• [REQUIRED WORK] Pictures stay out of this copy, which runs from the first line of the material through the line containing "4262, 4264, 4268];".

• [GIVEN INFORMATION]
◇ ◇ ◇

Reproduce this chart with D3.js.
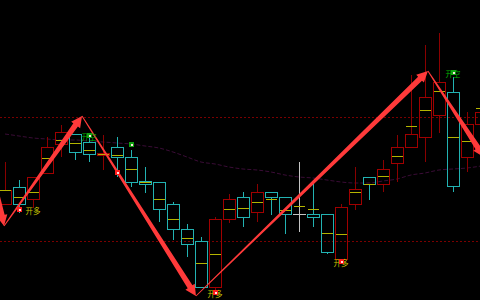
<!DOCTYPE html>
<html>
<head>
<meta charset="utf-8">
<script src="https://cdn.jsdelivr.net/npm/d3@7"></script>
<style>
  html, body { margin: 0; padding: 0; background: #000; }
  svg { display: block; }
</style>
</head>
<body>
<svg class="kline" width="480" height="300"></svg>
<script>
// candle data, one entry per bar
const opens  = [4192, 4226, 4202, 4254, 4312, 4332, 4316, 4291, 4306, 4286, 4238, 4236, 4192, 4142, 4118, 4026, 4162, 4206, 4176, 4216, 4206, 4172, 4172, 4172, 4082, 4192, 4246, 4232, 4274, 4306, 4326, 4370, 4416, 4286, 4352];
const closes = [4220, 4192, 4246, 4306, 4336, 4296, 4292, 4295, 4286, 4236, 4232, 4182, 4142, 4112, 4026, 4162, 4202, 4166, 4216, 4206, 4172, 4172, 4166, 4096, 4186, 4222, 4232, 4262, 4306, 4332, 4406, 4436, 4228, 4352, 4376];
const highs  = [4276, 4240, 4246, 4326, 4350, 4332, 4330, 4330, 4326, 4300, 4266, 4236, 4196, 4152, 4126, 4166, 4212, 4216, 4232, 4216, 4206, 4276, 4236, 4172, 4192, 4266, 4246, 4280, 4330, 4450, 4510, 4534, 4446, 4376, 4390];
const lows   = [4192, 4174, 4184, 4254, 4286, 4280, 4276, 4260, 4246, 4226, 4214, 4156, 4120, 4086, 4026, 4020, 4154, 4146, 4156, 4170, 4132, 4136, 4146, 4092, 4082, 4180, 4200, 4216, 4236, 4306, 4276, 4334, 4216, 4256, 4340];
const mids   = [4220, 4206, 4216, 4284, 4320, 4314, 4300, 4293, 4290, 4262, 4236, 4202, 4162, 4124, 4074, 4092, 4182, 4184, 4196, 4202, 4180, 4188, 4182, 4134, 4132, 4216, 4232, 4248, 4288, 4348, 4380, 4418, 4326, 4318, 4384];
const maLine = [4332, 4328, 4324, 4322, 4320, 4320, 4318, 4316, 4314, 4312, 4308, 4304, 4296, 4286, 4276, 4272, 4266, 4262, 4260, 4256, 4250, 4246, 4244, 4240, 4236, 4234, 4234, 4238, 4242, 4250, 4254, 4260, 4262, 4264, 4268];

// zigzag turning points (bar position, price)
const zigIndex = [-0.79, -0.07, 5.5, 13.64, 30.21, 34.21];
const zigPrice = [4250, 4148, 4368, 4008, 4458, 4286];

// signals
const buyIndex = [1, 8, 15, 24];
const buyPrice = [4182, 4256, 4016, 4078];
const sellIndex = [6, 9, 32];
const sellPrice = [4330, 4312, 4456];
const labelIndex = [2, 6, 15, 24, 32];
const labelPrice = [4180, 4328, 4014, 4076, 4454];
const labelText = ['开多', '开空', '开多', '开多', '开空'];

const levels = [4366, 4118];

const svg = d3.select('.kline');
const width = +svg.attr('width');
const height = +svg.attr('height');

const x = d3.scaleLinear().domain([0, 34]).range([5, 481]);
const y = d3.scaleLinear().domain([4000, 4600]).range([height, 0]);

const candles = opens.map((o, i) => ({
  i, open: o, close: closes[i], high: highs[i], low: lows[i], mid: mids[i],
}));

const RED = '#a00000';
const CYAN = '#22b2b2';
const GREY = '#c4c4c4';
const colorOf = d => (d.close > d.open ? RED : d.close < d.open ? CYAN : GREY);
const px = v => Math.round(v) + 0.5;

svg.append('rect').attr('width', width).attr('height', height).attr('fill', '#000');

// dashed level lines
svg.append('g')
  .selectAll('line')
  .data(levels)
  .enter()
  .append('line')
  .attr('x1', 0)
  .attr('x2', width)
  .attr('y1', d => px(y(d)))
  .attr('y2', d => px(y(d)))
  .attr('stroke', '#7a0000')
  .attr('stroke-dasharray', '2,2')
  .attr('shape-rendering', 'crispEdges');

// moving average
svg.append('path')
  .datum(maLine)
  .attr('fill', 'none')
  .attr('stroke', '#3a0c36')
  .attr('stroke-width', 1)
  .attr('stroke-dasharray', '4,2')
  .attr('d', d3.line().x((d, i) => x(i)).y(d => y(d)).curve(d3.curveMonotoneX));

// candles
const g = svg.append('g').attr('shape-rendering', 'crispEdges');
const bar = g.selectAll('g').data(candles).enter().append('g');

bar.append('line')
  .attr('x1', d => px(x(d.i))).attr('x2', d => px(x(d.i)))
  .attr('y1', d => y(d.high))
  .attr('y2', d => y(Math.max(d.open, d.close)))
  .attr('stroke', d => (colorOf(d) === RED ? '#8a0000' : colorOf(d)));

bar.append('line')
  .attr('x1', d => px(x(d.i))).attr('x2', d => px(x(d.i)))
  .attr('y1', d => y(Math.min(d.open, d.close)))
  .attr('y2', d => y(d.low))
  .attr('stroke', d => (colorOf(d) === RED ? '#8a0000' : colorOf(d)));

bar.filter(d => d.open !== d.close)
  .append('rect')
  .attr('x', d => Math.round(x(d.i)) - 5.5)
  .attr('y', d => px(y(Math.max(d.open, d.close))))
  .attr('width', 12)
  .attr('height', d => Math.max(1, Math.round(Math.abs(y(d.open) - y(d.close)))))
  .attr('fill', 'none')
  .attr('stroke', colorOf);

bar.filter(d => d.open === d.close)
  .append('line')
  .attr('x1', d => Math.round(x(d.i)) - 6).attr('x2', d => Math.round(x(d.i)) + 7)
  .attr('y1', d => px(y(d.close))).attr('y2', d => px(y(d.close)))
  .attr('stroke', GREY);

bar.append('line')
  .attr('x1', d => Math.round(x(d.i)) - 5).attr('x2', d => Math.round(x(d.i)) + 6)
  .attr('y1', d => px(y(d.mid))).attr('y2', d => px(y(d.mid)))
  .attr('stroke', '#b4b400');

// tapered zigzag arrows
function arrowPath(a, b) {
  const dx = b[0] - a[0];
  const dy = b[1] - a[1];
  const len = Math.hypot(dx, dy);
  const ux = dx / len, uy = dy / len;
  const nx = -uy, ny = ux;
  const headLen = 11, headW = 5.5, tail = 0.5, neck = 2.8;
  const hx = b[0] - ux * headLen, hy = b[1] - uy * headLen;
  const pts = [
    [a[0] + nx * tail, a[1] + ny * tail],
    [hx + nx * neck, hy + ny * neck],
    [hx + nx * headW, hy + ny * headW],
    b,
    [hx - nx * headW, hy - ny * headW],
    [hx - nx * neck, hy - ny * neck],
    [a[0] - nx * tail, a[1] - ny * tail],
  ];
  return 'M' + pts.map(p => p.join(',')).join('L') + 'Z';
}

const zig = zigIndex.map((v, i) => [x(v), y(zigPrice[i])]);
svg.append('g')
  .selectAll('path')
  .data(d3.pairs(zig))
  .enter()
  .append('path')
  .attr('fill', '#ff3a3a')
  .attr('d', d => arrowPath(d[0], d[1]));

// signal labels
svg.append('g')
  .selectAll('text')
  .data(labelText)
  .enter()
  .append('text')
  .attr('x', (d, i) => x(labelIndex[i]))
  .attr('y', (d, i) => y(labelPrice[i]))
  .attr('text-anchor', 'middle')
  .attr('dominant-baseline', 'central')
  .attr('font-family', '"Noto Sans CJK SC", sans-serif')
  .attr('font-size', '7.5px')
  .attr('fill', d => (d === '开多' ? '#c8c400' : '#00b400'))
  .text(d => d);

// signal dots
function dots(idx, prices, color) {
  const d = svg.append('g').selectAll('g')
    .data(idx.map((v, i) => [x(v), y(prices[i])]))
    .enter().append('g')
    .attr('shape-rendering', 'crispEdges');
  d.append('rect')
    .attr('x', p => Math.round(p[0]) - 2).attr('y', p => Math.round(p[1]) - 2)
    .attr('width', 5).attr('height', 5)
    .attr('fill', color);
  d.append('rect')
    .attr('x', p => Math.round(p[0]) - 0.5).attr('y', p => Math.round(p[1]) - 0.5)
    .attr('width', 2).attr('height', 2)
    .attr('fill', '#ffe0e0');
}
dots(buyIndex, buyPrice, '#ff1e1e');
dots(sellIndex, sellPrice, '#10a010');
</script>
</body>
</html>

◇ ◇ ◇

• [SOLUTION TO THIS PROBLEM]
Reproduce this chart with D3.js.
<!DOCTYPE html>
<html>
<head>
<meta charset="utf-8">
<script src="https://cdn.jsdelivr.net/npm/d3@7"></script>
<style>
  html, body { margin: 0; padding: 0; background: #000; }
  svg { display: block; }
</style>
</head>
<body>
<svg class="kline" width="480" height="300"></svg>
<script>
// candle data, one entry per bar
const opens  = [4192, 4226, 4202, 4254, 4312, 4332, 4316, 4291, 4306, 4286, 4238, 4236, 4192, 4142, 4118, 4026, 4162, 4206, 4176, 4216, 4206, 4172, 4172, 4172, 4082, 4192, 4246, 4232, 4274, 4306, 4326, 4370, 4416, 4286, 4352];
const closes = [4220, 4192, 4246, 4306, 4336, 4296, 4292, 4295, 4286, 4236, 4232, 4182, 4142, 4112, 4026, 4162, 4202, 4166, 4216, 4206, 4172, 4172, 4166, 4096, 4186, 4222, 4232, 4262, 4306, 4332, 4406, 4436, 4228, 4352, 4376];
const highs  = [4276, 4240, 4246, 4326, 4350, 4332, 4330, 4330, 4326, 4300, 4266, 4236, 4196, 4152, 4126, 4166, 4212, 4216, 4232, 4216, 4206, 4276, 4236, 4172, 4192, 4266, 4246, 4280, 4330, 4450, 4510, 4534, 4446, 4376, 4390];
const lows   = [4192, 4174, 4184, 4254, 4286, 4280, 4276, 4260, 4246, 4226, 4214, 4156, 4120, 4086, 4026, 4020, 4154, 4146, 4156, 4170, 4132, 4136, 4146, 4092, 4082, 4180, 4200, 4216, 4236, 4306, 4276, 4334, 4216, 4256, 4340];
const mids   = [4220, 4206, 4216, 4284, 4320, 4314, 4300, 4293, 4290, 4262, 4236, 4202, 4162, 4124, 4074, 4092, 4182, 4184, 4196, 4202, 4180, 4188, 4182, 4134, 4132, 4216, 4232, 4248, 4288, 4348, 4380, 4418, 4326, 4318, 4384];
const maLine = [4332, 4328, 4324, 4322, 4320, 4320, 4318, 4316, 4314, 4312, 4308, 4304, 4296, 4286, 4276, 4272, 4266, 4262, 4260, 4256, 4250, 4246, 4244, 4240, 4236, 4234, 4234, 4238, 4242, 4250, 4254, 4260, 4262, 4264, 4268];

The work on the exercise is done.